Senior economist at the Bureau for Economic Research, Shannon Bold, said the 25bps cut was in line with the consensus forecast ahead of the meeting.
“The MPC has been increasingly emphasising the balance of risks to inflation in making their repo rate decisions. While inflation has moderated and the growth outlook is improving, the MPC remains cautious given the upside risks to inflation, including currency volatility, oil price movements, above-inflation wage settlements, and administrative costs, particularly electricity tariffs.”
Bold added that these considerations will likely continue to influence their cautious approach to cutting the repo rate further.

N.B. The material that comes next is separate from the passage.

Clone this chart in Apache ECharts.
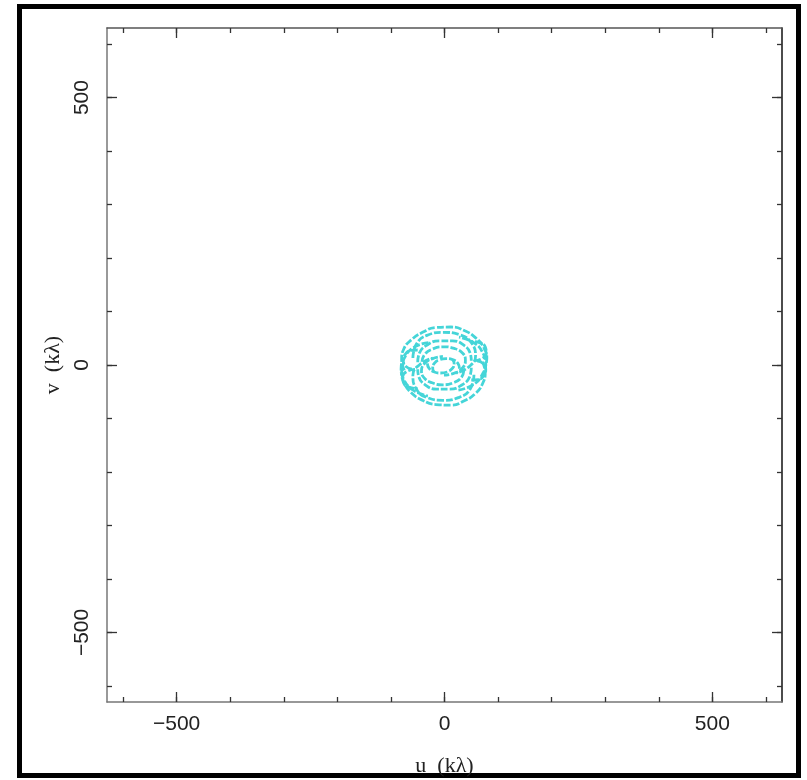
<!DOCTYPE html>
<html><head><meta charset="utf-8">
<script src="https://cdn.jsdelivr.net/npm/echarts@6/dist/echarts.min.js"></script>
<style>html,body{margin:0;padding:0;background:#fff}#c{width:807px;height:780px}</style>
</head><body><div id="c"></div>
<script>
// ---- data (u, v in kλ) ----
const axisMin = -630, axisMax = 630;
const minorTicks = [-600, -500, -400, -300, -200, -100, 0, 100, 200, 300, 400, 500, 600];
const majorTicks = [-500, 0, 500];
const xName = 'u  (kλ)';
const yName = 'v  (kλ)';

const track1 = [[-75, -10], [-80, 10], [-76, 30], [-62, 47], [-41, 61], [-16, 70], [12, 71], [38, 64], [59, 50], [73, 33], [79, 13], [75, -7]];
const track2 = [[71, 6], [76, -14], [71, -35], [58, -53], [37, -67], [12, -75], [-16, -74], [-41, -66], [-62, -52], [-75, -34], [-80, -14], [-76, 6]];
const track3 = [[-59, 13], [-52, 40], [-31, 56], [-3, 61], [27, 57], [49, 43], [58, 17], [46, -3], [22, -15]];
const track4 = [[55, -18], [48, -45], [26, -61], [-3, -66], [-32, -61], [-52, -46], [-59, -19], [-46, 1], [-22, 13]];
const track5 = [[-42, 6], [-37, 20], [-22, 30], [-2, 34], [18, 31], [34, 22], [39, 9], [34, -5], [19, -15], [-1, -19]];
const track6 = [[36, -11], [31, -24], [17, -33], [-3, -37], [-24, -33], [-38, -24], [-43, -11], [-37, 3], [-22, 12], [-3, 16]];
const track7 = [[-30, 42], [-59, 32], [-76, 11], [-81, -7], [-77, -25], [-60, -46], [-31, -58]];
const track8 = [[26, -47], [55, -36], [72, -15], [77, 3], [73, 20], [56, 41], [27, 52]];
const track9 = [[28, -7], [25, 3], [15, 10], [3, 12], [-9, 10], [-19, 3], [-22, -6], [-20, -13]];
const track10 = [[-32, 3], [-29, -6], [-19, -13], [-7, -15], [5, -13], [15, -6], [18, 3], [16, 9]];
const track11 = [[-50, 28], [-64, 27], [-74, 19], [-77, 8], [-72, -3], [-60, -8]];
const track12 = [[50, -28], [64, -27], [74, -19], [77, -8], [72, 3], [60, 8]];
const track13 = [[-55, -8], [-70, -12], [-78, -22], [-76, -34], [-65, -42], [-50, -44]];
const track14 = [[55, 8], [70, 12], [78, 22], [76, 34], [65, 42], [50, 44]];
const track15 = [[-50, 5], [-47, 22], [-33, 37], [-10, 45], [15, 45], [36, 37], [48, 22], [50, 8]];
const track16 = [[50, -5], [47, -22], [33, -37], [10, -45], [-15, -45], [-36, -37], [-48, -22], [-50, -8]];
const tracks = [track1, track2, track3, track4, track5, track6, track7, track8,
                track9, track10, track11, track12, track13, track14, track15, track16];

// ---- chart ----
const chart = echarts.init(document.getElementById('c'), null, {renderer: 'canvas'});
const fmt = v => String(v).replace('-', '\u2212');
const labelFont = {fontFamily: '"Liberation Sans", Arial, sans-serif', fontSize: 21, color: '#222'};
const nameFont = {fontFamily: '"Liberation Serif", "DejaVu Serif", serif', fontSize: 22, color: '#222'};

function mkAxis(dim, pos, ticks, len, opts) {
  const a = {
    type: 'value', position: pos, min: axisMin, max: axisMax,
    splitLine: {show: false},
    axisLine: {show: !!opts.line, onZero: false, lineStyle: {color: opts.lineColor || '#666', width: 1.5}},
    axisTick: {show: true, inside: true, length: len, customValues: ticks, lineStyle: {color: '#333', width: 1.3}},
    axisLabel: {show: !!opts.label, customValues: majorTicks, formatter: fmt, ...labelFont},
  };
  if (opts.label) {
    a.axisLabel.margin = dim === 'x' ? 12 : 14;
    if (dim === 'y') a.axisLabel.rotate = 90;
  }
  if (opts.name) {
    a.name = opts.name; a.nameLocation = 'middle';
    a.nameGap = dim === 'x' ? 53 : 37;
    a.nameTextStyle = nameFont;
    if (dim === 'y') a.nameRotate = 90;
  }
  return a;
}

const xAxes = [
  mkAxis('x', 'bottom', minorTicks, 5, {line: true, label: true, name: xName, lineColor: '#777'}),
  mkAxis('x', 'bottom', majorTicks, 10, {}),
  mkAxis('x', 'top', minorTicks, 5, {line: true, lineColor: '#555'}),
  mkAxis('x', 'top', majorTicks, 10, {}),
];
const yAxes = [
  mkAxis('y', 'left', minorTicks, 5, {line: true, label: true, name: yName, lineColor: '#777'}),
  mkAxis('y', 'left', majorTicks, 10, {}),
  mkAxis('y', 'right', minorTicks, 5, {line: true, lineColor: '#111'}),
  mkAxis('y', 'right', majorTicks, 10, {}),
];

const series = tracks.map((t, i) => ({
  type: 'line', name: 'track' + (i + 1), data: t, xAxisIndex: 0, yAxisIndex: 0,
  showSymbol: false, smooth: true, silent: true, animation: false,
  lineStyle: {color: '#45d5d8', width: 2.8, type: [7, 2]}
}));

chart.setOption({
  animation: false,
  backgroundColor: '#fff',
  grid: {left: 107, top: 28, width: 675, height: 674, containLabel: false, outerBoundsMode: 'none'},
  xAxis: xAxes,
  yAxis: yAxes,
  series: series,
  graphic: [{type: 'rect', shape: {x: 19.5, y: 6.5, width: 779, height: 769}, style: {fill: null, stroke: '#000', lineWidth: 5}, silent: true}]
});
</script></body></html>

“For now, we still expect the cutting cycle to deliver a further 75bps (in 25bps increments at the next three meetings), with the repo rate reaching 7% by mid-2025, in line with the SARB’s steady state.”
Economist at Stellenbosch Business School, Professor Andre Roux, said many would have hoped that given the very soft inflation rate, even below the lower edge end of the target range, a 50bps drop would have been justified.
“However, the governor did point out that whilst the inflation rate at the moment might be nice and low, there’s still a danger of an uptick in inflation.
“We have to consider the increase in electricity prices might have a major bearing on inflation.”